### [To do]
From the data that follows, copy every line holding the string "React".
***
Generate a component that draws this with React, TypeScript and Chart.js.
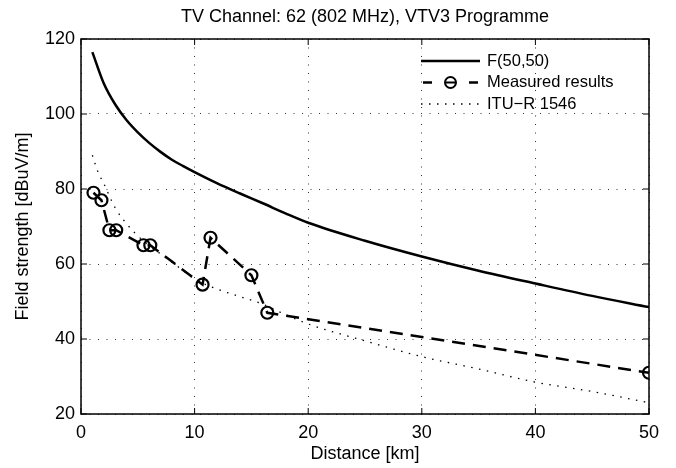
import React, { useEffect, useRef } from "react";
import { Chart, registerables } from "chart.js";

Chart.register(...registerables);

const TITLE = "TV Channel: 62 (802 MHz), VTV3 Programme";
const X_LABEL = "Distance [km]";
const Y_LABEL = "Field strength [dBuV/m]";

const xTicks = [0, 10, 20, 30, 40, 50];
const yTicks = [20, 40, 60, 80, 100, 120];

const fLabel = "F(50,50)";
const fDist = [1, 2, 3, 4, 5, 6, 7, 8, 9, 10, 12, 14, 16, 18, 20, 25, 30, 35, 40, 45, 50];
const fVal = [116.5, 108.2, 102.6, 98.4, 95.1, 92.3, 89.9, 87.8, 86.1, 84.5, 81.5, 78.8, 76.2, 73.5, 71, 66.2, 62, 58.2, 54.8, 51.5, 48.5];

const mLabel = "Measured results";
const mDist = [1.1, 1.8, 2.5, 3.1, 5.5, 6.1, 10.7, 11.4, 15, 16.4, 50];
const mVal = [79, 77, 69, 69, 65, 65, 54.5, 67, 57, 47, 31];

const iLabel = "ITU\u2212R 1546";
const iDist = [1, 1.5, 2, 3, 4, 5, 6, 7, 8, 9, 10, 12, 14, 16, 18, 20, 25, 30, 35, 40, 45, 50];
const iVal = [89, 84.5, 81.5, 75, 70.8, 67.5, 65, 62.7, 60.5, 58.2, 56, 53.3, 51.3, 49.3, 46.5, 44, 39.5, 35.3, 32, 28.5, 26, 23];

const FONT = "'Liberation Sans', Arial, Helvetica, sans-serif";
const FS = 18;
const LEG_FS = 16.5;

const toPts = (xs: number[], ys: number[]) => xs.map((x, i) => ({ x, y: ys[i] }));

const framePlugin = {
  id: "frame",
  afterDraw(chart: any) {
    const { ctx, chartArea: a, scales } = chart;
    ctx.save();
    ctx.strokeStyle = "#000";
    ctx.lineWidth = 1.5;
    ctx.setLineDash([]);
    ctx.strokeRect(a.left, a.top, a.right - a.left, a.bottom - a.top);
    const tl = 6;
    ctx.lineWidth = 1;
    ctx.beginPath();
    for (const v of xTicks) {
      const px = scales.x.getPixelForValue(v);
      ctx.moveTo(px, a.bottom);
      ctx.lineTo(px, a.bottom - tl);
      ctx.moveTo(px, a.top);
      ctx.lineTo(px, a.top + tl);
    }
    for (const v of yTicks) {
      const py = scales.y.getPixelForValue(v);
      ctx.moveTo(a.left, py);
      ctx.lineTo(a.left + tl, py);
      ctx.moveTo(a.right, py);
      ctx.lineTo(a.right - tl, py);
    }
    ctx.stroke();

    ctx.fillStyle = "#000";
    ctx.font = `${FS}px ${FONT}`;
    ctx.textAlign = "center";
    ctx.textBaseline = "middle";
    ctx.fillText(TITLE, (a.left + a.right) / 2, 17);

    ctx.font = `${LEG_FS}px ${FONT}`;
    const lx0 = 421;
    const lx1 = 480;
    const tx = 487;
    const rows = [61, 82.5, 104];
    ctx.textAlign = "left";
    ctx.strokeStyle = "#000";
    ctx.lineWidth = 2.4;
    ctx.beginPath();
    ctx.moveTo(lx0, rows[0]);
    ctx.lineTo(lx1, rows[0]);
    ctx.stroke();
    ctx.fillText(fLabel, tx, rows[0]);
    ctx.beginPath();
    ctx.moveTo(lx0 + 2, rows[1]);
    ctx.lineTo(lx0 + 11, rows[1]);
    ctx.moveTo(lx1 - 11, rows[1]);
    ctx.lineTo(lx1 - 2, rows[1]);
    ctx.stroke();
    ctx.lineWidth = 2;
    ctx.beginPath();
    ctx.arc((lx0 + lx1) / 2, rows[1], 5.5, 0, Math.PI * 2);
    ctx.moveTo((lx0 + lx1) / 2 - 5.5, rows[1]);
    ctx.lineTo((lx0 + lx1) / 2 + 5.5, rows[1]);
    ctx.stroke();
    ctx.fillText(mLabel, tx, rows[1]);
    ctx.lineWidth = 1.3;
    ctx.setLineDash([1.5, 6.5]);
    ctx.beginPath();
    ctx.moveTo(lx0, rows[2]);
    ctx.lineTo(lx1, rows[2]);
    ctx.stroke();
    ctx.setLineDash([]);
    ctx.fillText(iLabel, tx, rows[2]);
    ctx.restore();
  },
};

export default function App() {
  const ref = useRef<HTMLCanvasElement | null>(null);
  useEffect(() => {
    if (!ref.current) return;
    const chart = new Chart(ref.current, {
      type: "scatter",
      data: {
        datasets: [
          {
            label: iLabel,
            data: toPts(iDist, iVal),
            showLine: true,
            borderColor: "#000",
            borderWidth: 1.3,
            borderDash: [1.5, 6.5],
            pointRadius: 0,
            cubicInterpolationMode: "monotone",
          },
          {
            label: fLabel,
            data: toPts(fDist, fVal),
            showLine: true,
            borderColor: "#000",
            borderWidth: 2.5,
            pointRadius: 0,
            cubicInterpolationMode: "monotone",
          },
          {
            label: mLabel,
            data: toPts(mDist, mVal),
            showLine: true,
            borderColor: "#000",
            borderWidth: 2.5,
            borderDash: [13, 8],
            pointRadius: 6,
            pointBorderWidth: 2.2,
            pointBackgroundColor: "rgba(0,0,0,0)",
            pointBorderColor: "#000",
            tension: 0,
          },
        ],
      },
      options: {
        responsive: false,
        animation: false,
        events: [],
        layout: { padding: { top: 39, right: 27, left: 0, bottom: 0 } },
        plugins: {
          legend: { display: false },
          title: { display: false },
          tooltip: { enabled: false },
        },
        scales: {
          x: {
            type: "linear",
            min: 0,
            max: 50,
            afterBuildTicks: (s: any) => {
              s.ticks = xTicks.map((v) => ({ value: v }));
            },
            afterFit: (s: any) => {
              s.height = 54;
            },
            border: { display: false, dash: [1, 7.5] },
            grid: {
              color: "#333",
              lineWidth: 1,
              drawTicks: false,
            },
            ticks: {
              padding: 8,
              color: "#000",
              font: { family: FONT, size: FS },
            },
            title: {
              display: true,
              text: X_LABEL,
              color: "#000",
              font: { family: FONT, size: FS },
              padding: { top: 0, bottom: 3 },
            },
          },
          y: {
            type: "linear",
            min: 20,
            max: 120,
            afterBuildTicks: (s: any) => {
              s.ticks = yTicks.map((v) => ({ value: v }));
            },
            afterFit: (s: any) => {
              s.width = 81;
            },
            border: { display: false, dash: [1, 7.5] },
            grid: {
              color: "#333",
              lineWidth: 1,
              drawTicks: false,
            },
            ticks: {
              padding: 6,
              color: "#000",
              font: { family: FONT, size: FS },
            },
            title: {
              display: true,
              text: Y_LABEL,
              color: "#000",
              font: { family: FONT, size: FS },
              padding: { top: 12, bottom: 0 },
            },
          },
        },
      },
      plugins: [framePlugin],
    } as any);
    return () => chart.destroy();
  }, []);
  return (
    <div style={{ position: "fixed", left: 0, top: 0, width: 676, height: 468, background: "#fff" }}>
      <canvas ref={ref} width={676} height={468} style={{ width: 676, height: 468 }} />
    </div>
  );
}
***
### [Final result]
Generate a component that draws this with React, TypeScript and Chart.js.
import React, { useEffect, useRef } from "react";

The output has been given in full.